Brendan Mackay

Personal information
- Born: 7 June 1997 (age 29) Calgary, Alberta, Canada

Sport
- Country: Canada
- Sport: Freestyle skiing
- Event: Half-pipe

Medal record
Men's freestyle skiing
Representing Canada
Olympic Games
| Bronze medal – third place | 2026 Milano Cortina | Halfpipe |
World Championships
| Gold medal – first place | 2023 Bakuriani | Halfpipe |
Winter X Games
| Bronze medal – third place | 2020 Aspen | SuperPipe |

= Brendan Mackay =

Canadian freestyle skier

Brendan Mackay (born 7 June 1997) is a Canadian freestyle skier who competes internationally in the half-pipe discipline. At the 2026 Winter Olympics, he won a bronze medal in halfpipe.
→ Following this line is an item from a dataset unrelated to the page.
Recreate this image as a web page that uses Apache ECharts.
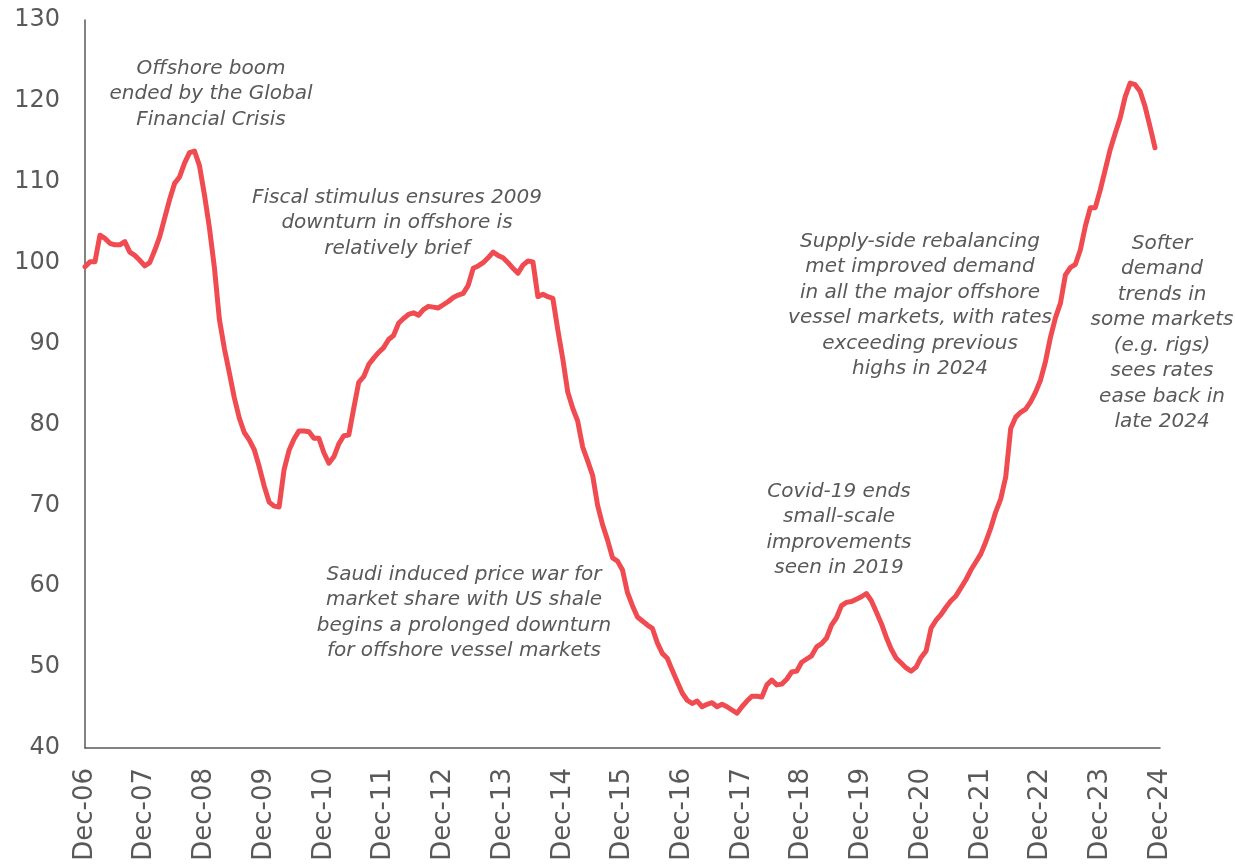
<!DOCTYPE html>
<html>
<head>
<meta charset="utf-8">
<script src="https://cdn.jsdelivr.net/npm/echarts@6/dist/echarts.min.js"></script>
<style>
  html, body { margin: 0; padding: 0; background: #fff; }
  #chart { width: 1235px; height: 865px; }
</style>
</head>
<body>
<div id="chart"></div>
<script>
// monthly index, Dec-06 .. Dec-24
const monthNames = ['Jan', 'Feb', 'Mar', 'Apr', 'May', 'Jun', 'Jul', 'Aug', 'Sep', 'Oct', 'Nov', 'Dec']
const months = []
for (let y = 6; y <= 24; y++) {
  for (let m = 0; m < 12; m++) {
    if (y === 6 && m < 11) continue
    if (y === 24 && m > 11) continue
    months.push(monthNames[m] + '-' + String(y).padStart(2, '0'))
  }
}

const rateIndex = [
  99.5, 100.1, 100.1, 103.4, 103.0, 102.4, 102.2, 102.2, 102.6, 101.3, 100.9, 100.3,
  99.6, 100.0, 101.5, 103.2, 105.5, 107.8, 109.8, 110.6, 112.3, 113.6, 113.8, 112.0,
  108.4, 104.3, 99.4, 93.0, 89.4, 86.4, 83.3, 80.8, 79.0, 78.1, 76.9, 74.8,
  72.4, 70.4, 69.9, 69.8, 74.4, 76.8, 78.2, 79.2, 79.2, 79.1, 78.3, 78.3,
  76.5, 75.2, 76.0, 77.6, 78.6, 78.7, 82.0, 85.2, 85.9, 87.4, 88.2, 88.9,
  89.5, 90.5, 91.0, 92.5, 93.1, 93.6, 93.8, 93.5, 94.2, 94.6, 94.5, 94.4,
  94.8, 95.2, 95.7, 96.0, 96.2, 97.2, 99.3, 99.6, 100.0, 100.6, 101.3, 100.9,
  100.6, 100.0, 99.3, 98.7, 99.7, 100.2, 100.1, 95.8, 96.1, 95.8, 95.6, 91.7,
  88.1, 84.0, 82.0, 80.4, 77.2, 75.5, 73.7, 70.0, 67.6, 65.7, 63.5, 63.1,
  62.0, 59.2, 57.6, 56.2, 55.7, 55.2, 54.8, 53.0, 51.7, 51.1, 49.6, 48.2,
  46.8, 45.9, 45.5, 45.8, 45.1, 45.4, 45.6, 45.1, 45.4, 45.1, 44.7, 44.3,
  45.1, 45.8, 46.4, 46.4, 46.3, 47.8, 48.4, 47.8, 47.9, 48.5, 49.4, 49.5,
  50.6, 51.0, 51.4, 52.5, 52.9, 53.6, 55.2, 56.1, 57.6, 58.0, 58.1, 58.4,
  58.7, 59.1, 58.2, 56.8, 55.4, 53.7, 52.2, 51.1, 50.5, 49.9, 49.5, 50.0,
  51.2, 52.0, 54.8, 55.8, 56.5, 57.4, 58.2, 58.8, 59.8, 60.8, 62.0, 63.0,
  64.0, 65.5, 67.2, 69.2, 70.8, 73.5, 79.5, 80.9, 81.5, 81.9, 82.8, 84.0,
  85.5, 87.8, 90.8, 93.2, 95.0, 98.5, 99.4, 99.8, 101.6, 104.5, 106.8, 106.8,
  109.0, 111.5, 114.0, 116.0, 117.9, 120.5, 122.2, 122.0, 121.2, 119.3, 116.8, 114.2
]

const notes = [
  { text: 'Offshore boom\nended by the Global\nFinancial Crisis', x: 211, y: 56 },
  { text: 'Fiscal stimulus ensures 2009\ndownturn in offshore is\nrelatively brief', x: 397, y: 185 },
  { text: 'Saudi induced price war for\nmarket share with US shale\nbegins a prolonged downturn\nfor offshore vessel markets', x: 464, y: 562 },
  { text: 'Covid-19 ends\nsmall-scale\nimprovements\nseen in 2019', x: 839, y: 479 },
  { text: 'Supply-side rebalancing\nmet improved demand\nin all the major offshore\nvessel markets, with rates\nexceeding previous\nhighs in 2024', x: 920, y: 229 },
  { text: 'Softer\ndemand\ntrends in\nsome markets\n(e.g. rigs)\nsees rates\nease back in\nlate 2024', x: 1162, y: 231 }
]

const textColor = '#595959'
const fontFamily = '"DejaVu Sans", sans-serif'

const chart = echarts.init(document.getElementById('chart'))

chart.setOption({
  animation: false,
  backgroundColor: '#fff',
  grid: { left: 85, right: 75, top: 20, bottom: 117 },
  xAxis: {
    type: 'category',
    data: months,
    boundaryGap: false,
    axisLine: { lineStyle: { color: '#595959', width: 1.5 } },
    axisTick: { show: false },
    axisLabel: {
      interval: 11,
      rotate: 90,
      margin: 20,
      color: textColor,
      fontSize: 26,
      fontFamily: fontFamily
    },
    splitLine: { show: false }
  },
  yAxis: {
    type: 'value',
    min: 40,
    max: 130,
    interval: 10,
    axisLine: { show: true, lineStyle: { color: '#595959', width: 1.5 } },
    axisTick: { show: false },
    axisLabel: {
      margin: 25,
      color: textColor,
      fontSize: 24,
      fontFamily: fontFamily
    },
    splitLine: { show: false }
  },
  series: [
    {
      type: 'line',
      data: rateIndex,
      showSymbol: false,
      smooth: false,
      lineStyle: { color: '#F04B50', width: 5, join: 'round', cap: 'round' }
    }
  ],
  graphic: notes.map((n) => ({
    type: 'text',
    x: n.x,
    y: n.y,
    z: 10,
    style: {
      text: n.text,
      textAlign: 'center',
      textVerticalAlign: 'top',
      font: 'italic 20px ' + fontFamily,
      lineHeight: 25.5,
      fill: textColor
    }
  }))
})
</script>
</body>
</html>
He won the gold medal in the event at the 2023 freestyle skiing world championships.

==Career==
Mackay has been part of the national team since 2015.

During the 2021–22 World Cup Season, Mackay won medals in all three events: bronze in Copper Mountain followed by back-to-back gold medals in Calgary, leading him to finish first in the overall halfpipe standings.

On January 24, 2022, Mackay was named to Canada's 2022 Olympic team in the halfpipe event.

In 2023 he won the men's half-pipe gold medal at the freestyle skiing world championships in Bakuriani, Georgia.